== Task data ==

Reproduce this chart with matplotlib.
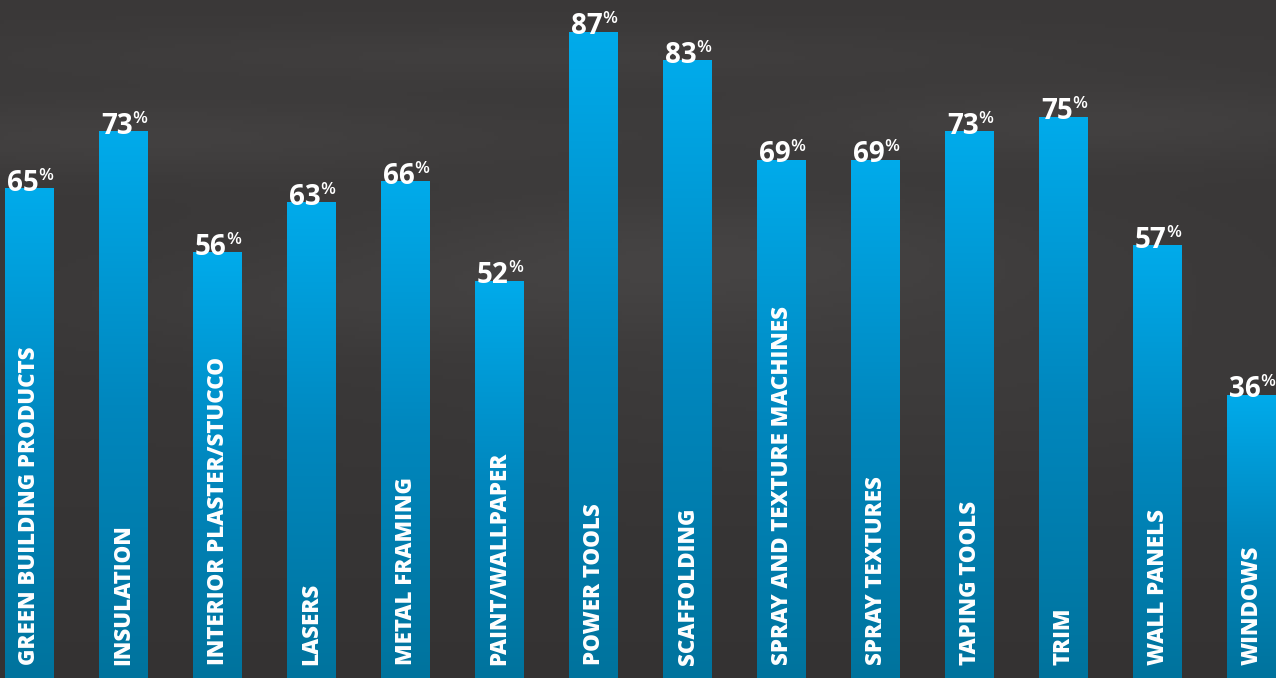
import matplotlib
matplotlib.use("Agg")
import matplotlib.pyplot as plt
import numpy as np
from matplotlib.colors import LinearSegmentedColormap
from matplotlib.transforms import blended_transform_factory

# Data read from the infographic
categories = [
    "GREEN BUILDING PRODUCTS",
    "INSULATION",
    "INTERIOR PLASTER/STUCCO",
    "LASERS",
    "METAL FRAMING",
    "PAINT/WALLPAPER",
    "POWER TOOLS",
    "SCAFFOLDING",
    "SPRAY AND TEXTURE MACHINES",
    "SPRAY TEXTURES",
    "TAPING TOOLS",
    "TRIM",
    "WALL PANELS",
    "WINDOWS",
]
values = [65, 73, 56, 63, 66, 52, 87, 83, 69, 69, 73, 75, 57, 36]

# Styling
base = -3.75
top = 91.5
bar_width = 0.52
bar_cmap = LinearSegmentedColormap.from_list(
    "bars", [(0.0, "#00739d"), (0.5, "#0087be"), (1.0, "#00abeb")]
)
bg_cmap = LinearSegmentedColormap.from_list("bg", ["#323030", "#4a4848"])

fig = plt.figure(figsize=(12.76, 6.78), dpi=100)
fig.patch.set_facecolor("#3a3838")

# Background: soft dark gray with a few lighter cloudy patches
bg_ax = fig.add_axes([0, 0, 1, 1], zorder=0)
gx, gy = np.meshgrid(np.linspace(0, 1, 320), np.linspace(0, 1, 170))
shade = 0.35 + 0.0 * gx
for cx, cy, sx, sy, amp in [
    (0.10, 0.80, 0.25, 0.04, 0.35),
    (0.55, 0.62, 0.20, 0.07, 0.45),
    (0.85, 0.82, 0.18, 0.04, 0.35),
    (0.40, 0.92, 0.30, 0.03, 0.25),
    (0.70, 0.45, 0.25, 0.10, 0.20),
    (0.25, 0.55, 0.15, 0.05, 0.20),
]:
    shade += amp * np.exp(-((gx - cx) ** 2) / (2 * sx**2) - ((gy - cy) ** 2) / (2 * sy**2))
shade -= 0.25 * (1 - gy) ** 2
bg_ax.imshow(np.clip(shade, 0, 1), cmap=bg_cmap, vmin=0, vmax=1,
             extent=(0, 1, 0, 1), origin="lower", aspect="auto")
bg_ax.set_axis_off()

ax = fig.add_axes([0, 0, 1, 1], zorder=1)
ax.patch.set_alpha(0)
x = np.arange(len(categories))
ax.set_xlim(-29.5 / 94, (1276 - 29.5) / 94)
ax.set_ylim(base, top)
ax.set_axis_off()

grad = np.linspace(0, 1, 256).reshape(-1, 1)
for xi, v in zip(x, values):
    x0, x1 = xi - bar_width / 2, xi + bar_width / 2
    ax.imshow(grad, cmap=bar_cmap, extent=(x0, x1, base, v), origin="lower",
              aspect="auto", interpolation="bilinear", zorder=2)

    # value label: big number with a smaller raised percent sign
    ax.annotate(str(v), xy=(xi, v), xytext=(9, -2), textcoords="offset pixels",
                ha="right", va="baseline", color="white", fontsize=20,
                fontweight="bold", family="Open Sans", zorder=4)
    ax.annotate("%", xy=(xi, v), xytext=(9, 21), textcoords="offset pixels",
                ha="left", va="top", color="white", fontsize=12.5,
                fontweight="semibold", family="Open Sans", zorder=4)

trans = blended_transform_factory(ax.transData, ax.transAxes)
for xi, name in zip(x, categories):
    ax.text(xi, 0.019, name, transform=trans, rotation=90, ha="center",
            va="bottom", color="white", fontsize=16, fontweight="heavy",
            family="Open Sans", zorder=4)

fig.savefig("out.png", dpi=100, facecolor=fig.get_facecolor())
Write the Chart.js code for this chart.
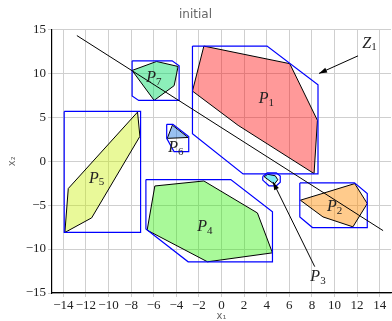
<!DOCTYPE html>
<html>
<head>
<meta charset="utf-8">
<script src="https://cdn.jsdelivr.net/npm/chart.js@4.4.0/dist/chart.umd.min.js"></script>
<style>
  html, body { margin: 0; padding: 0; background: #fff; }
</style>
</head>
<body>
<canvas id="chart" width="392" height="321"></canvas>
<script>
// polygons P1..P7 (vertices, x1/x2)
const P1 = [[-1.56, 13.1], [6.04, 11.1], [8.49, 4.65], [8.19, -1.41], [1.47, 4.08], [-2.57, 7.98]];
const P2 = [[6.98, -4.44], [11.79, -2.55], [12.9, -4.82], [11.63, -7.47], [8.98, -6.34]];
const P3 = [[3.78, -1.77], [4.09, -1.49], [4.76, -1.66], [4.98, -2.11], [4.67, -2.62]];
const P4 = [[-5.9, -2.82], [-1.56, -2.25], [3.18, -5.89], [4.51, -10.43], [-1.24, -11.45], [-6.58, -7.85]];
const P5 = [[-7.43, 5.59], [-7.22, 2.83], [-11.49, -6.45], [-13.86, -8.11], [-13.56, -3.11]];
const P6 = [[-4.8, 2.6], [-4.35, 4.1], [-2.95, 2.7]];
const P7 = [[-7.91, 10.33], [-5.75, 11.35], [-3.84, 10.78], [-4.19, 8.6], [-5.96, 6.92]];

// outer bounding octagons
const B1 = [[-2.57, 13.1], [4.03, 13.1], [8.54, 8.7], [8.54, -1.45], [1.91, -1.45], [-2.57, 3.13]];
const B2 = [[6.93, -2.47], [11.77, -2.47], [12.9, -3.68], [12.9, -7.55], [8.05, -7.55], [6.93, -6.34]];
const B3 = [[3.65, -1.75], [4.05, -1.32], [4.85, -1.32], [5.2, -1.7], [5.2, -2.4], [4.85, -2.8], [4.2, -2.8], [3.65, -2.15]];
const B4 = [[-6.69, -2.09], [0.82, -2.09], [4.51, -5.77], [4.51, -11.45], [-2.95, -11.45], [-6.69, -7.7]];
const B5 = [[-13.92, 5.67], [-7.16, 5.67], [-7.16, -8.11], [-13.92, -8.11]];
const B6 = [[-4.85, 4.2], [-4.3, 4.2], [-2.9, 2.8], [-2.9, 1.1], [-4.2, 1.1], [-4.85, 2.6]];
const B7 = [[-7.91, 11.42], [-4.37, 11.42], [-3.75, 10.86], [-3.75, 6.92], [-7.33, 6.92], [-7.91, 7.42]];

// separating line and the two pointer arrows
const hyperLine = [[-12.8, 14.3], [14.3, -7.9]];
const arrowZ1 = [[12.08, 11.99], [8.63, 9.99]];
const arrowP3 = [[8.25, -12.0], [4.56, -2.36]];

// annotation text: base letter, subscript, centre position
const labelBase = ['P', 'P', 'P', 'P', 'P', 'P', 'P', 'Z'];
const labelSub = ['1', '2', '3', '4', '5', '6', '7', '1'];
const labelPos = [[3.98, 7.1], [10.02, -5.2], [8.54, -13.16], [-1.48, -7.48], [-11.05, -1.98], [-4.04, 1.5], [-5.99, 9.45], [13.1, 13.4]];

const xTicks = [-14, -12, -10, -8, -6, -4, -2, 0, 2, 4, 6, 8, 10, 12, 14];
const yTicks = [-15, -10, -5, 0, 5, 10, 15];

const polys = [P1, P2, P3, P4, P5, P6, P7];
const boxes = [B1, B2, B3, B4, B5, B6, B7];
const fills = [
  'rgba(255,0,0,0.4)',
  'rgba(255,140,0,0.45)',
  'rgba(0,220,240,0.5)',
  'rgba(40,240,0,0.4)',
  'rgba(200,240,0,0.4)',
  'rgba(0,100,220,0.4)',
  'rgba(0,220,100,0.45)'
];

const pts = arr => arr.map(([x, y]) => ({ x, y }));
const closed = arr => pts(arr.concat([arr[0]]));
const fmt = v => (v < 0 ? '\u2212' + Math.abs(v) : String(v));

const datasets = [];
polys.forEach((p, i) => datasets.push({
  data: closed(p), borderColor: '#000', borderWidth: 1, backgroundColor: fills[i],
  fill: 'shape', pointRadius: 0, tension: 0, order: 3
}));
boxes.forEach(b => datasets.push({
  data: closed(b), borderColor: '#0000ff', borderWidth: 1.2, fill: false,
  pointRadius: 0, tension: 0, order: 2
}));
[hyperLine, arrowZ1, arrowP3].forEach(l => datasets.push({
  data: pts(l), borderColor: '#000', borderWidth: 1, fill: false,
  pointRadius: 0, tension: 0, order: 1
}));

// arrow heads and P/Z labels
const annotations = {
  id: 'annotations',
  afterDatasetsDraw(chart) {
    const { ctx, scales: { x, y } } = chart;
    ctx.save();
    ctx.fillStyle = '#000';
    [arrowZ1, arrowP3].forEach(a => {
      const x0 = x.getPixelForValue(a[0][0]), y0 = y.getPixelForValue(a[0][1]);
      const x1 = x.getPixelForValue(a[1][0]), y1 = y.getPixelForValue(a[1][1]);
      const ang = Math.atan2(y1 - y0, x1 - x0);
      ctx.beginPath();
      ctx.moveTo(x1, y1);
      ctx.lineTo(x1 - 8 * Math.cos(ang) + 2.6 * Math.sin(ang), y1 - 8 * Math.sin(ang) - 2.6 * Math.cos(ang));
      ctx.lineTo(x1 - 8 * Math.cos(ang) - 2.6 * Math.sin(ang), y1 - 8 * Math.sin(ang) + 2.6 * Math.cos(ang));
      ctx.closePath();
      ctx.fill();
    });

    ctx.fillStyle = '#222';
    ctx.textBaseline = 'middle';
    ctx.textAlign = 'left';
    labelPos.forEach(([lx, ly], i) => {
      const px = x.getPixelForValue(lx), py = y.getPixelForValue(ly);
      ctx.font = 'italic 16px "Liberation Serif"';
      const w1 = ctx.measureText(labelBase[i]).width;
      ctx.font = '11px "Liberation Serif"';
      const w2 = ctx.measureText(labelSub[i]).width;
      const left = px - (w1 + w2) / 2;
      ctx.font = 'italic 16px "Liberation Serif"';
      ctx.fillText(labelBase[i], left, py);
      ctx.font = '11px "Liberation Serif"';
      ctx.fillText(labelSub[i], left + w1, py + 4);
    });
    ctx.restore();
  }
};

const tickFont = { family: '"Liberation Serif"', size: 13 };

new Chart(document.getElementById('chart'), {
  type: 'line',
  data: { datasets },
  options: {
    responsive: false,
    animation: false,
    layout: { padding: { left: 0, right: 1, top: 0, bottom: 0 } },
    plugins: {
      legend: { display: false },
      tooltip: { enabled: false },
      title: {
        display: true,
        text: 'initial',
        color: '#666',
        font: { family: '"DejaVu Sans"', size: 12, weight: 'normal', lineHeight: 1.2 },
        padding: { top: 8, bottom: 7 }
      }
    },
    scales: {
      x: {
        type: 'linear',
        min: -15,
        max: 15,
        afterBuildTicks: s => { s.ticks = xTicks.map(v => ({ value: v })); },
        afterFit: s => { s.height = 28; },
        ticks: { font: tickFont, color: '#222', padding: 1, maxRotation: 0, autoSkip: false, callback: fmt },
        grid: { color: '#cfcfcf', tickLength: 4 },
        border: { color: '#000', width: 1.2 },
        title: { display: true, text: 'x\u2081', color: '#666', font: { family: '"DejaVu Sans"', size: 10, lineHeight: 1 }, padding: 0 }
      },
      y: {
        type: 'linear',
        min: -15,
        max: 15,
        afterBuildTicks: s => { s.ticks = yTicks.map(v => ({ value: v })); },
        afterFit: s => { s.width = 52; },
        ticks: { font: tickFont, color: '#222', padding: 2, autoSkip: false, callback: fmt },
        grid: { color: '#cfcfcf', tickLength: 4 },
        border: { color: '#000', width: 1.2 },
        title: { display: true, text: 'x\u2082', color: '#666', font: { family: '"DejaVu Sans"', size: 10, lineHeight: 1.2 }, padding: { top: 6, bottom: 0 } }
      }
    }
  },
  plugins: [annotations]
});
</script>
</body>
</html>
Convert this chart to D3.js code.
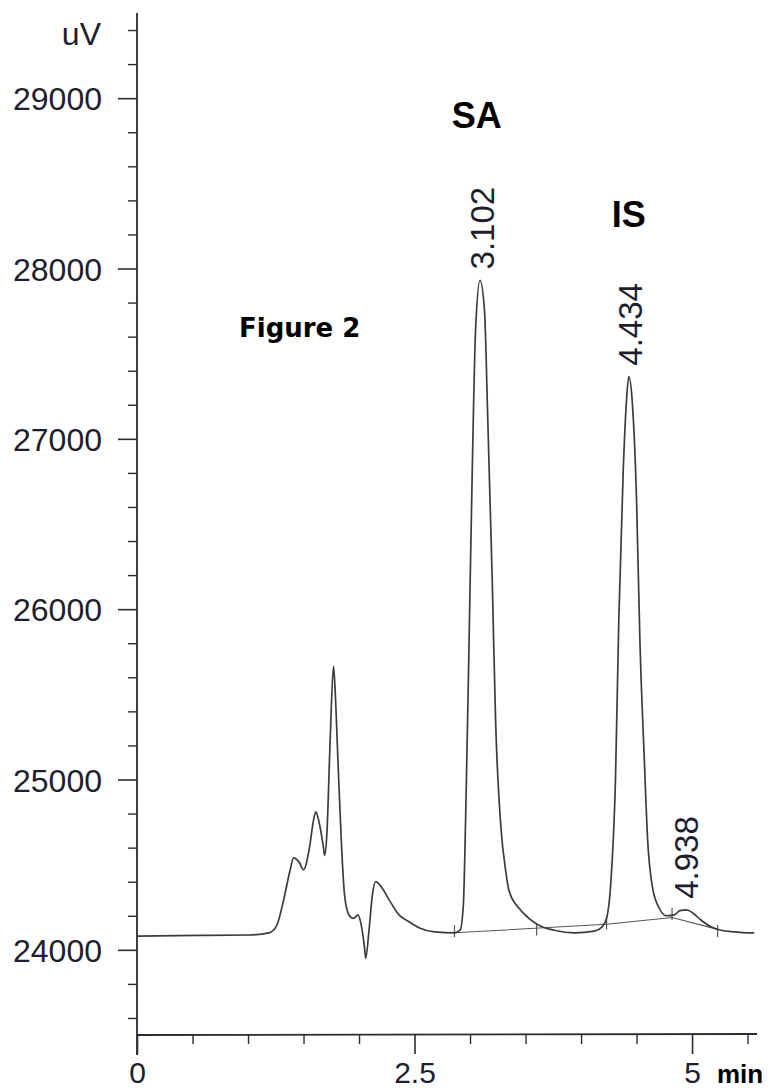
<!DOCTYPE html>
<html>
<head>
<meta charset="utf-8">
<script src="https://cdn.jsdelivr.net/npm/d3@7"></script>
<style>
  body { margin: 0; background: #fff; }
  svg { display: block; }
</style>
</head>
<body>
<script>
// chromatogram trace: time (min) and signal (uV)
const traceTime = [
  0.00, 0.56, 1.01, 1.19, 1.26, 1.32, 1.38, 1.41, 1.46, 1.50,
  1.55, 1.59, 1.61, 1.64, 1.68, 1.69, 1.71, 1.74, 1.77, 1.78,
  1.81, 1.84, 1.87, 1.91, 1.95, 1.99, 2.02, 2.05, 2.06, 2.09,
  2.12, 2.15, 2.20, 2.27, 2.36, 2.45, 2.54, 2.68, 2.86, 2.91,
  2.94, 2.96, 2.99, 3.02, 3.05, 3.09, 3.13, 3.16, 3.20, 3.23,
  3.28, 3.32, 3.35, 3.44, 3.53, 3.62, 3.76, 3.94, 4.12, 4.19,
  4.23, 4.27, 4.31, 4.34, 4.38, 4.41, 4.43, 4.46, 4.50, 4.53,
  4.57, 4.60, 4.64, 4.70, 4.77, 4.84, 4.89, 4.95, 5.01, 5.08,
  5.17, 5.26, 5.38, 5.50, 5.56
];
const traceSignal = [
  24080, 24085, 24087, 24100, 24145, 24290, 24470, 24540, 24515, 24470,
  24585, 24760, 24810, 24750, 24600, 24555, 24675, 25230, 25665, 25585,
  25115, 24645, 24320, 24205, 24185, 24205, 24145, 24010, 23950, 24115,
  24320, 24400, 24370, 24295, 24205, 24165, 24130, 24105, 24100, 24115,
  24265, 24760, 25760, 26815, 27640, 27930, 27755, 27110, 26170, 25350,
  24705, 24470, 24350, 24245, 24185, 24145, 24115, 24100, 24110, 24135,
  24185, 24410, 24995, 25935, 26815, 27230, 27365, 27230, 26640, 25820,
  25115, 24645, 24380, 24250, 24200, 24205, 24230, 24235, 24215, 24175,
  24135, 24115, 24105, 24100, 24100
];

// integration baseline drawn by the data system
const baseTime = [2.86, 4.23, 4.82, 5.23];
const baseSignal = [24100, 24150, 24190, 24120];
// peak start / end markers
const markTime = [2.86, 3.60, 4.23, 4.82, 5.23];
const markSignal = [24110, 24120, 24155, 24210, 24110];

// retention time labels
const peakTimes = [3.102, 4.434, 4.938];
const peakApex = [27930, 27365, 24235];
const peakText = ['3.102', '4.434', '4.938'];

const compounds = ['SA', 'IS'];
const compoundTime = [3.06, 4.43];
const compoundSignal = [28825, 28244];

const yMajor = [24000, 25000, 26000, 27000, 28000, 29000];
const xMajor = [0, 2.5, 5];
const xLabels = ['0', '2.5', '5'];

const W = 772, H = 1090;

const x = d3.scaleLinear().domain([0, 5.585]).range([137, 757]);
const y = d3.scaleLinear().domain([23500, 29500]).range([1035, 13]);

const svg = d3.select('body').append('svg')
    .attr('width', W)
    .attr('height', H);

const ink = '#2b2b33';

// y axis with major ticks (labelled) and minor ticks
svg.append('g')
    .attr('transform', `translate(${x(0)},0)`)
    .call(d3.axisLeft(y).tickValues(yMajor).tickSize(19).tickPadding(16).tickFormat(d3.format('d')))
    .call(g => g.select('.domain').remove())
    .call(g => g.selectAll('line').attr('stroke', ink).attr('stroke-width', 1.6))
    .call(g => g.selectAll('text')
        .attr('fill', '#1e1e2e')
        .style('font-family', '"Liberation Sans", Arial, sans-serif')
        .style('font-size', '32px')
        .attr('dy', '0.36em'));

svg.append('g')
    .attr('transform', `translate(${x(0)},0)`)
    .call(d3.axisLeft(y).tickValues(d3.range(23600, 29500, 200).filter(v => v % 1000 !== 0)).tickSize(9).tickFormat(''))
    .call(g => g.select('.domain').remove())
    .call(g => g.selectAll('line').attr('stroke', ink).attr('stroke-width', 1.4));

// y axis line, runs a little below the x axis
svg.append('line')
    .attr('x1', x(0)).attr('x2', x(0))
    .attr('y1', y.range()[1]).attr('y2', y.range()[0] + 20)
    .attr('stroke', ink).attr('stroke-width', 1.8);

svg.append('text')
    .attr('x', 101).attr('y', 45)
    .attr('text-anchor', 'end')
    .attr('fill', '#1e1e2e')
    .style('font-family', '"Liberation Sans", Arial, sans-serif')
    .style('font-size', '32px')
    .text('uV');

// x axis
svg.append('g')
    .attr('transform', `translate(0,${y(23500)})`)
    .call(d3.axisBottom(x).tickValues(xMajor).tickSize(19).tickPadding(8).tickFormat((d, i) => xLabels[i]))
    .call(g => g.select('.domain').remove())
    .call(g => g.selectAll('line').attr('stroke', ink).attr('stroke-width', 1.6))
    .call(g => g.selectAll('text')
        .attr('fill', '#1e1e2e')
        .style('font-family', '"Liberation Sans", Arial, sans-serif')
        .style('font-size', '30px')
        .attr('dy', '0.71em'));

svg.append('g')
    .attr('transform', `translate(0,${y(23500)})`)
    .call(d3.axisBottom(x).tickValues(d3.range(0.5, 5.6, 0.5).filter(v => v % 2.5 !== 0)).tickSize(9).tickFormat(''))
    .call(g => g.select('.domain').remove())
    .call(g => g.selectAll('line').attr('stroke', ink).attr('stroke-width', 1.4));

svg.append('line')
    .attr('x1', x(0)).attr('x2', x.range()[1])
    .attr('y1', y(23500)).attr('y2', y(23500) - 1)
    .attr('stroke', ink).attr('stroke-width', 1.8);

svg.append('text')
    .attr('x', 717).attr('y', 1083)
    .attr('fill', '#000')
    .style('font-family', '"Liberation Sans", Arial, sans-serif')
    .style('font-weight', 'bold')
    .style('font-size', '26px')
    .text('min');

// integration baseline and peak markers
svg.append('path')
    .datum(baseTime.map((t, i) => [t, baseSignal[i]]))
    .attr('fill', 'none')
    .attr('stroke', '#555')
    .attr('stroke-width', 1.1)
    .attr('d', d3.line().x(d => x(d[0])).y(d => y(d[1])));

svg.append('g').selectAll('line')
    .data(markTime.map((t, i) => [t, markSignal[i]]))
    .enter().append('line')
    .attr('x1', d => x(d[0])).attr('x2', d => x(d[0]))
    .attr('y1', d => y(d[1]) - 6).attr('y2', d => y(d[1]) + 6)
    .attr('stroke', '#555')
    .attr('stroke-width', 1.2);

// the trace
svg.append('path')
    .datum(traceTime.map((t, i) => [t, traceSignal[i]]))
    .attr('fill', 'none')
    .attr('stroke', '#3c3c3c')
    .attr('stroke-width', 1.7)
    .attr('stroke-linejoin', 'round')
    .attr('d', d3.line().x(d => x(d[0])).y(d => y(d[1])).curve(d3.curveMonotoneX));

// retention times, rotated
svg.append('g').selectAll('text')
    .data(peakTimes)
    .enter().append('text')
    .attr('transform', (d, i) => `translate(${x(d) + 13},${y(peakApex[i]) - 11}) rotate(-90)`)
    .attr('fill', '#1e1e2e')
    .style('font-family', '"Liberation Sans", Arial, sans-serif')
    .style('font-size', '33px')
    .text((d, i) => peakText[i]);

// compound names
svg.append('g').selectAll('text')
    .data(compounds)
    .enter().append('text')
    .attr('x', (d, i) => x(compoundTime[i]))
    .attr('y', (d, i) => y(compoundSignal[i]))
    .attr('text-anchor', 'middle')
    .attr('fill', '#000')
    .style('font-family', '"Liberation Sans", Arial, sans-serif')
    .style('font-weight', 'bold')
    .style('font-size', '36px')
    .text(d => d);

svg.append('text')
    .attr('x', 239).attr('y', 337)
    .attr('fill', '#000')
    .style('font-family', '"DejaVu Sans", Verdana, sans-serif')
    .style('font-weight', 'bold')
    .style('font-size', '26px')
    .text('Figure 2');
</script>
</body>
</html>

===

Given exercise:
Every line that holds the string "matplotlib" should be returned.

Solved problem:
Reproduce this chart with matplotlib.
import matplotlib
matplotlib.use("Agg")
import matplotlib.pyplot as plt
from matplotlib.colors import LinearSegmentedColormap
from matplotlib.transforms import blended_transform_factory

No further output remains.